> [TASK INSTRUCTIONS] Pictures are not part of the copy. Retype the lines from the first one through the line that contains "return (440 + px / 3, 150 + py / 3)".

**** DATA EXTRACT ****

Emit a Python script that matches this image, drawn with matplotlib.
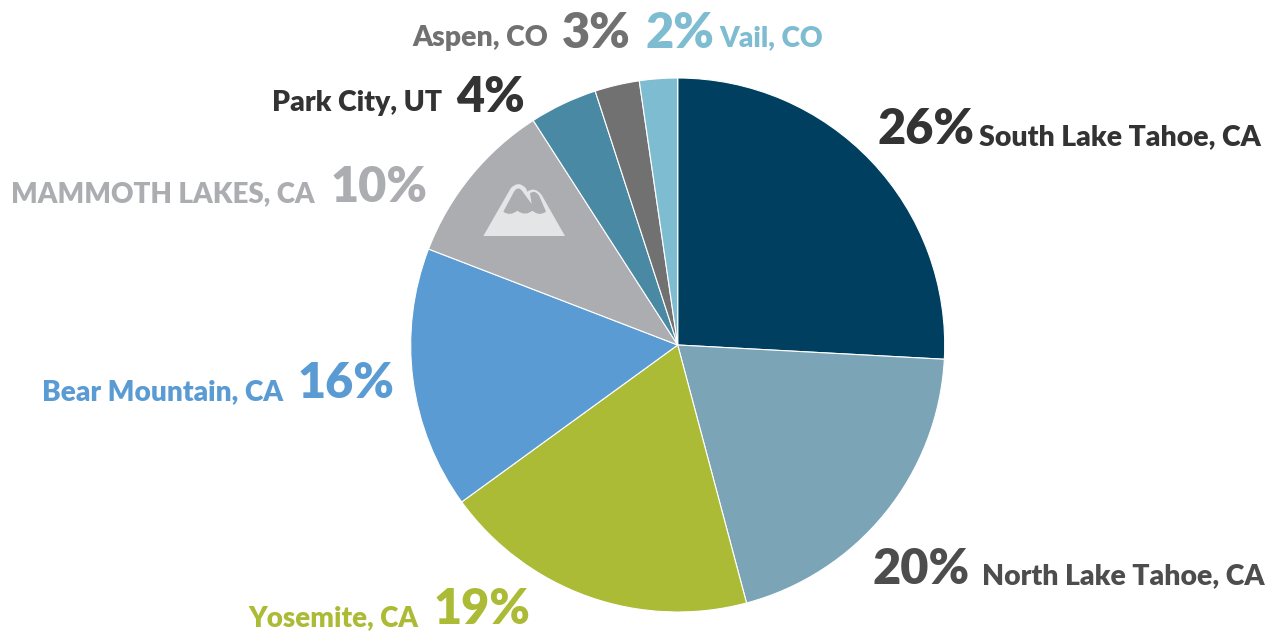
import matplotlib
matplotlib.use("Agg")
import matplotlib.pyplot as plt
from matplotlib.patches import PathPatch
from matplotlib.path import Path

W, H = 1276, 631
names = ["South Lake Tahoe, CA", "North Lake Tahoe, CA", "Yosemite, CA", "Bear Mountain, CA",
         "MAMMOTH LAKES, CA", "Park City, UT", "Aspen, CO", "Vail, CO"]
values = [25.85, 20.0, 19.15, 15.85, 10.05, 4.1, 2.7, 2.3]
percent_labels = ["26%", "20%", "19%", "16%", "10%", "4%", "3%", "2%"]
colors = ["#003F5F", "#7BA4B7", "#ABBB35", "#5B9BD3", "#ABADB1", "#4A89A4", "#717171", "#7EBCD1"]
text_colors = ["#333333", "#4D4D4D", "#ABBB35", "#5B9BD3", "#ABADB1", "#333333", "#717171", "#7EBCD1"]
plt.rcParams["font.family"] = ["Lato", "DejaVu Sans"]

fig = plt.figure(figsize=(W / 100, H / 100), dpi=100)
ax = fig.add_axes([0, 0, 1, 1])

cx, cy, r = 677.7, 345, 267
# y axis runs downward here, so counterclock=True reads clockwise on screen
ax.pie(values, colors=colors, startangle=-90, counterclock=True, center=(cx, cy), radius=r,
       wedgeprops=dict(edgecolor="white", linewidth=0.8), frame=True)
ax.set_xlim(0, W)
ax.set_ylim(H, 0)
ax.set_aspect("equal")
ax.axis("off")

pct_pos = [(926, 129), (921, 570), (482, 610), (346, 384), (379, 187), (491, 97), (596, 33), (680, 33)]
name_pos = [(1261, 137, "right"), (1264, 576, "right"), (418, 618, "right"), (283, 392, "right"),
            (315, 194, "right"), (442, 103, "right"), (548, 38, "right"), (719, 38, "left")]
name_sizes = [20.4, 20.4, 20.0, 20.2, 20.0, 20.4, 20.4, 20.2]
for i, nm in enumerate(names):
    ax.text(*pct_pos[i], percent_labels[i], color=text_colors[i], fontsize=35, fontweight=800,
            ha="center", va="center")
    ax.text(name_pos[i][0], name_pos[i][1], nm, color=text_colors[i], fontsize=name_sizes[i], fontweight=800,
            ha=name_pos[i][2], va="center")


def z(px, py):
    return (440 + px / 3, 150 + py / 3)


L, C, Q = Path.LINETO, Path.CURVE3, Path.MOVETO
outer = [(Q, (130, 258)), (L, (212, 115)), (C, (235, 90)), (C, (258, 115)), (L, (262, 125)),
         (C, (285, 108)), (C, (305, 135)), (L, (375, 258)), (L, (130, 258)), (Path.CLOSEPOLY, (130, 258))]
inner = [(Q, (190, 185)), (L, (222, 125)), (C, (235, 105)), (C, (248, 125)), (L, (275, 162)),
         (L, (270, 130)), (C, (285, 118)), (C, (298, 138)), (L, (318, 185)),
         (C, (298, 200)), (C, (277, 182)), (C, (255, 200)), (C, (232, 182)), (C, (210, 200)), (C, (190, 185)),
         (Path.CLOSEPOLY, (190, 185))]
for spec, fc, zo in [(outer, "#E4E5E7", 5), (inner, "#ABADB1", 6)]:
    path = Path([z(*p) for _, p in spec], [c for c, _ in spec])
    ax.add_patch(PathPatch(path, facecolor=fc, edgecolor="none", zorder=zo))
fig.savefig("out.png", dpi=100)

****

> [EXERCISE RESPONSE]
Emit a Python script that matches this image, drawn with matplotlib.
import matplotlib
matplotlib.use("Agg")
import matplotlib.pyplot as plt
from matplotlib.patches import PathPatch
from matplotlib.path import Path

W, H = 1276, 631
names = ["South Lake Tahoe, CA", "North Lake Tahoe, CA", "Yosemite, CA", "Bear Mountain, CA",
         "MAMMOTH LAKES, CA", "Park City, UT", "Aspen, CO", "Vail, CO"]
values = [25.85, 20.0, 19.15, 15.85, 10.05, 4.1, 2.7, 2.3]
percent_labels = ["26%", "20%", "19%", "16%", "10%", "4%", "3%", "2%"]
colors = ["#003F5F", "#7BA4B7", "#ABBB35", "#5B9BD3", "#ABADB1", "#4A89A4", "#717171", "#7EBCD1"]
text_colors = ["#333333", "#4D4D4D", "#ABBB35", "#5B9BD3", "#ABADB1", "#333333", "#717171", "#7EBCD1"]
plt.rcParams["font.family"] = ["Lato", "DejaVu Sans"]

fig = plt.figure(figsize=(W / 100, H / 100), dpi=100)
ax = fig.add_axes([0, 0, 1, 1])

cx, cy, r = 677.7, 345, 267
# y axis runs downward here, so counterclock=True reads clockwise on screen
ax.pie(values, colors=colors, startangle=-90, counterclock=True, center=(cx, cy), radius=r,
       wedgeprops=dict(edgecolor="white", linewidth=0.8), frame=True)
ax.set_xlim(0, W)
ax.set_ylim(H, 0)
ax.set_aspect("equal")
ax.axis("off")

pct_pos = [(926, 129), (921, 570), (482, 610), (346, 384), (379, 187), (491, 97), (596, 33), (680, 33)]
name_pos = [(1261, 137, "right"), (1264, 576, "right"), (418, 618, "right"), (283, 392, "right"),
            (315, 194, "right"), (442, 103, "right"), (548, 38, "right"), (719, 38, "left")]
name_sizes = [20.4, 20.4, 20.0, 20.2, 20.0, 20.4, 20.4, 20.2]
for i, nm in enumerate(names):
    ax.text(*pct_pos[i], percent_labels[i], color=text_colors[i], fontsize=35, fontweight=800,
            ha="center", va="center")
    ax.text(name_pos[i][0], name_pos[i][1], nm, color=text_colors[i], fontsize=name_sizes[i], fontweight=800,
            ha=name_pos[i][2], va="center")


def z(px, py):
    return (440 + px / 3, 150 + py / 3)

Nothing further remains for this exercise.